■ **WHAT TO WORK ON**
Find every line with the word "diagram". Copy those lines.
┌─ DATASET EXCERPTS
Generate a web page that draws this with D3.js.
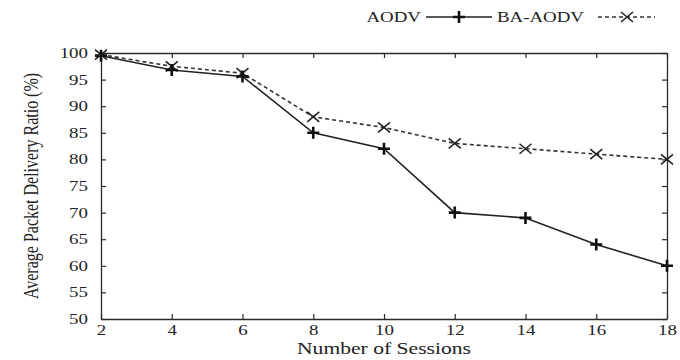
<!DOCTYPE html>
<html>
<head>
<meta charset="utf-8">
<script src="https://cdn.jsdelivr.net/npm/d3@7"></script>
<style>
  body { margin: 0; background: #fff; }
  svg text { font-family: "Liberation Serif", "Times New Roman", serif; fill: #222; }
</style>
</head>
<body>
<div id="chart"></div>
<script>
const sessions = [2, 4, 6, 8, 10, 12, 14, 16, 18];
const aodv = [99.5, 96.8, 95.6, 85, 82, 70, 69, 64, 60];
const baAodv = [99.7, 97.5, 96.2, 88, 86, 83, 82, 81, 80];
const yTicks = [50, 55, 60, 65, 70, 75, 80, 85, 90, 95, 100];

const width = 680, height = 360;
const margin = { top: 53, right: 13, bottom: 41, left: 101 };
const stretch = 1.35; // the original picture is widened horizontally

const svg = d3.select("#chart").append("svg")
  .attr("width", width)
  .attr("height", height);

const x = d3.scaleLinear().domain([2, 18]).range([margin.left, width - margin.right]);
const y = d3.scaleLinear().domain([50, 100]).range([height - margin.bottom, margin.top]);

const tick = 5;
const ink = "#2a2a2a";

// axes (gnuplot style: inward ticks, mirrored)
svg.append("g")
  .attr("transform", `translate(0,${height - margin.bottom})`)
  .call(d3.axisBottom(x).tickValues(sessions).tickSizeInner(-tick).tickSizeOuter(0).tickPadding(6))
  .call(g => g.selectAll("text")
    .style("font-size", "14px")
    .attr("transform", `scale(${stretch},1)`));

svg.append("g")
  .attr("transform", `translate(0,${margin.top})`)
  .call(d3.axisTop(x).tickValues(sessions).tickSizeInner(-tick).tickSizeOuter(0).tickFormat(""));

svg.append("g")
  .attr("transform", `translate(${margin.left},0)`)
  .call(d3.axisLeft(y).tickValues(yTicks).tickSizeInner(-tick).tickSizeOuter(0))
  .call(g => g.selectAll("text")
    .style("font-size", "14px")
    .attr("x", -13 / stretch)
    .attr("transform", `scale(${stretch},1)`));

svg.append("g")
  .attr("transform", `translate(${width - margin.right},0)`)
  .call(d3.axisRight(y).tickValues(yTicks).tickSizeInner(-tick).tickSizeOuter(0).tickFormat(""));

svg.selectAll(".domain").attr("stroke", ink).attr("stroke-width", 1.3);
svg.selectAll(".tick line").attr("stroke", ink).attr("stroke-width", 1.2);
svg.selectAll(".tick text").attr("fill", "#222");
svg.selectAll("g").attr("font-family", null);

// stretched text helper
function label(g, tx, ty, str, size, anchor) {
  return g.append("text")
    .attr("transform", `translate(${tx},${ty}) scale(${stretch},1)`)
    .attr("text-anchor", anchor)
    .style("font-size", size + "px")
    .text(str);
}

// titles
label(svg, (margin.left + width - margin.right) / 2, 354, "Number of Sessions", 16, "middle");

svg.append("text")
  .attr("transform", `translate(38,${(margin.top + height - margin.bottom) / 2}) rotate(-90) scale(1,${stretch})`)
  .attr("text-anchor", "middle")
  .style("font-size", "16px")
  .text("Average Packet Delivery Ratio (%)");

const line = d3.line().x((d, i) => x(sessions[i])).y(d => y(d));

function plus(g, cx, cy) {
  g.append("path")
    .attr("d", `M${cx - 6},${cy}H${cx + 6}M${cx},${cy - 6}V${cy + 6}`)
    .attr("stroke", "#111").attr("stroke-width", 2.6);
}
function cross(g, cx, cy) {
  g.append("path")
    .attr("d", `M${cx - 6},${cy - 5}L${cx + 6},${cy + 5}M${cx - 6},${cy + 5}L${cx + 6},${cy - 5}`)
    .attr("stroke", "#222").attr("stroke-width", 1.6);
}

// BA-AODV dashed
svg.append("path")
  .datum(baAodv)
  .attr("d", line)
  .attr("fill", "none")
  .attr("stroke", "#333")
  .attr("stroke-width", 1.6)
  .attr("stroke-dasharray", "4,3");

// AODV solid
svg.append("path")
  .datum(aodv)
  .attr("d", line)
  .attr("fill", "none")
  .attr("stroke", "#222")
  .attr("stroke-width", 1.6);

const marks = svg.append("g");
baAodv.forEach((v, i) => cross(marks, x(sessions[i]), y(v)));
aodv.forEach((v, i) => plus(marks, x(sessions[i]), y(v)));

// legend
const lg = svg.append("g");
label(lg, 421, 22, "AODV", 14, "end");
lg.append("line").attr("x1", 426).attr("x2", 492).attr("y1", 17).attr("y2", 17)
  .attr("stroke", "#222").attr("stroke-width", 1.6);
plus(lg, 459, 17);
label(lg, 584, 22, "BA-AODV", 14, "end");
lg.append("line").attr("x1", 598).attr("x2", 655).attr("y1", 17).attr("y2", 17)
  .attr("stroke", "#333").attr("stroke-width", 1.6).attr("stroke-dasharray", "4,3");
cross(lg, 627, 17);
</script>
</body>
</html>
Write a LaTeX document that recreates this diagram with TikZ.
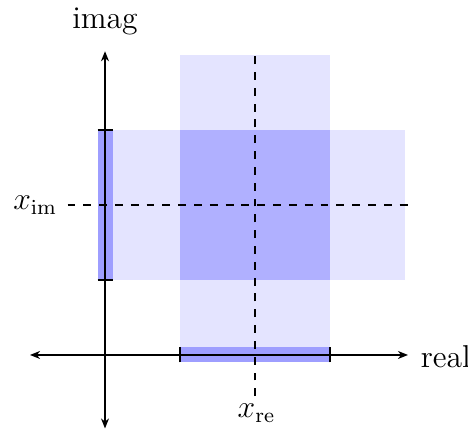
\documentclass[tikz,border=0pt]{standalone}
\usetikzlibrary{arrows.meta}
\definecolor{lightfill}{RGB}{228,228,255}
\definecolor{darkfill}{RGB}{176,176,255}
\definecolor{barfill}{RGB}{158,158,255}
\tikzset{
  axis/.style={line width=0.7pt,{Stealth[length=3.8pt,width=3pt,inset=1.2pt]}-{Stealth[length=3.8pt,width=3pt,inset=1.2pt]}},
  guide/.style={dashed,line width=0.7pt},
  barbox/.style={fill=barfill,draw=none},
  tickline/.style={line width=0.8pt},
  lbl/.style={font=\large,inner sep=1pt}
}
\begin{document}
\begin{tikzpicture}[x=1cm,y=1cm]
\useasboundingbox (-1.4,-1.0) rectangle (4.84,4.733);
% light strips
\fill[lightfill] (1,-0.0) rectangle (3,4);
\fill[lightfill] (0,1) rectangle (4,3);
\fill[darkfill] (1,1) rectangle (3,3);
% bars
\fill[barfill] (-0.1,1) rectangle (0.1,3);
\fill[barfill] (1,-0.1) rectangle (3,0.1);
% coordinates
\coordinate (xl) at (-1,0);
\coordinate (xr) at (4.04,0);
\coordinate (yb) at (0,-0.98);
\coordinate (yt) at (0,4.05);
\coordinate (hl) at (-0.5,2);
\coordinate (hr) at (4.04,2);
\coordinate (vb) at (2,-0.55);
\coordinate (vt) at (2,4.05);
% dashed guides
\draw[guide] (hl) -- (hr);
\draw[guide] (vb) -- (vt);
% axes
\draw[axis] (xl) -- (xr);
\draw[axis] (yb) -- (yt);
% ticks
\coordinate (ta1) at (-0.1,1); \coordinate (ta2) at (0.1,1);
\coordinate (tb1) at (-0.1,3); \coordinate (tb2) at (0.1,3);
\coordinate (tc1) at (1,-0.1); \coordinate (tc2) at (1,0.1);
\coordinate (td1) at (3,-0.1); \coordinate (td2) at (3,0.1);
\draw[tickline] (ta1) -- (ta2);
\draw[tickline] (tb1) -- (tb2);
\draw[tickline] (tc1) -- (tc2);
\draw[tickline] (td1) -- (td2);
% labels
\node[lbl] (imag) at (0,4.45) {imag};
\node[lbl,anchor=west] (real) at (4.17,-0.02) {real};
\node[lbl] (xim) at (-0.93,2) {$x_{\mathrm{im}}$};
\node[lbl] (xre) at (2.02,-0.78) {$x_{\mathrm{re}}$};
\end{tikzpicture}
\end{document}
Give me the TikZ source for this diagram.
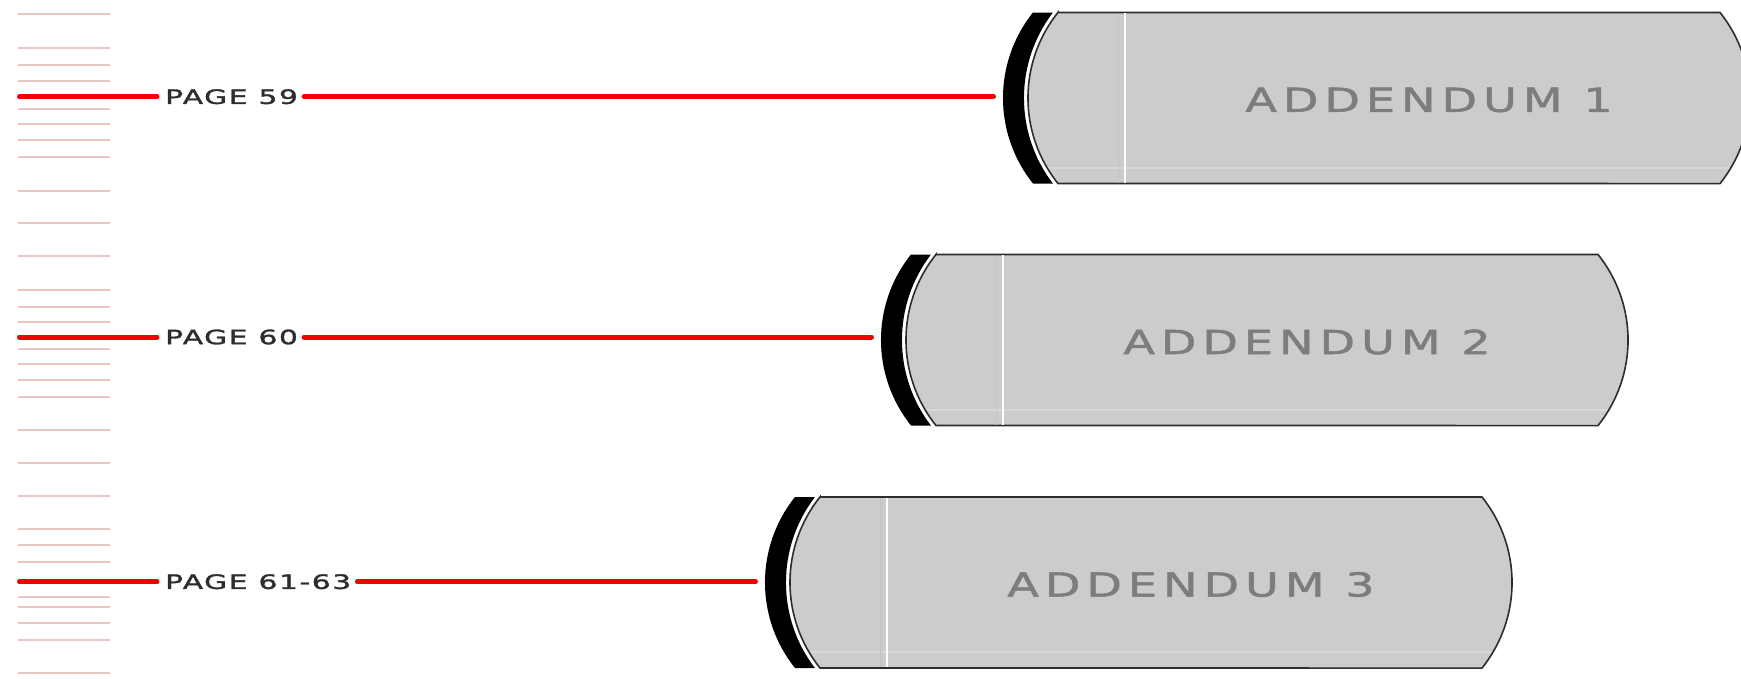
\documentclass[tikz,border=0pt]{standalone}
\usepackage{fontspec}
\newfontfamily\pagefont[FakeStretch=1.5,FakeBold=1.6,LetterSpace=8]{DejaVu Sans}
\newfontfamily\addfont[FakeStretch=1.4,FakeBold=1.5,LetterSpace=18]{DejaVu Sans}
\definecolor{redline}{RGB}{240,0,0}
\definecolor{tickc}{RGB}{236,196,196}
\definecolor{boxfill}{RGB}{204,204,204}
\definecolor{boxedge}{RGB}{45,45,45}
\definecolor{addtext}{RGB}{125,125,125}
\definecolor{pagetext}{RGB}{45,45,45}
\definecolor{bandc}{RGB}{216,216,216}
\definecolor{faintv}{RGB}{196,196,196}
\begin{document}
\begin{tikzpicture}[x=1pt,y=-1pt,
  redconn/.style={draw=redline,line width=5pt,line cap=round},
  ticklinestyle/.style={draw=tickc,line width=1.6pt},
  pagelabel/.style={inner xsep=8pt,inner ysep=0pt,font=\pagefont\fontsize{19.8}{20}\selectfont,text=pagetext},
  addlabel/.style={inner sep=0pt,font=\addfont\fontsize{33}{34}\selectfont,text=addtext},
  grayshape/.style={fill=boxfill,draw=boxedge,line width=1.6pt},
  crescentshape/.style={fill=black},
  innerline/.style={draw=white,line width=1.6pt},
  bandline/.style={draw=bandc,line width=2pt},
  faintline/.style={draw=faintv,line width=1pt}]
\fill[white] (0,0) rectangle (1741,678);
\useasboundingbox (0,0) rectangle (1741,678);
% tick marks
\foreach \y in {14,48,65,81,109,124,140,157,191,223,256,290,307,322,349,364,380,397,430,463,496,529,545,562,597,607,623,640,673}
  \draw[ticklinestyle] (18,\y) -- (110,\y);
% rows
\foreach \L/\T/\ly/\n/\pg/\ad in {1028/12.5/96.7/1/PAGE 59/ADDENDUM 1,906/254.5/337/2/PAGE 60/ADDENDUM 2,790/497/581.7/3/PAGE 61-63/ADDENDUM 3}{
  \fill[crescentshape] (\L+5,\T) -- (\L+24.9,\T) arc[start angle=217.4,end angle=142.6,radius=140.8]
     -- (\L+5,\T+171) arc[start angle=141.3,end angle=218.7,radius=136.8] -- cycle;
  \path[grayshape] (\L+30,\T) -- (\L+692,\T) arc[start angle=-38.7,end angle=38.7,radius=136.8]
     -- (\L+30,\T+171) arc[start angle=141.3,end angle=218.7,radius=136.8] -- cycle;
  \draw[bandline] (\L+21,\T+155) -- (\L+701,\T+155);
  \draw[faintline] (\L+90,\T+1) -- (\L+90,\T+170);
  \draw[innerline] (\L+97,\T+0.8) -- (\L+97,\T+170.2);
  \node[addlabel] (a\n) at (\L+401,\T+87.5) {\ad};
  \node[pagelabel,anchor=west] (p\n) at (157,\ly) {\pg};
  \coordinate (s\n) at (19.5,\ly);
  \coordinate (c\n) at (\L-25,\ly);
  \draw[redconn] (s\n) -- (p\n.west);
  \draw[redconn,shorten <=-2pt,shorten >=9.5pt] (p\n.east) -- (c\n);
}
\end{tikzpicture}
\end{document}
└─
■ **OUTPUT BELOW**
Write a LaTeX document that recreates this diagram with TikZ.
Give me the TikZ source for this diagram.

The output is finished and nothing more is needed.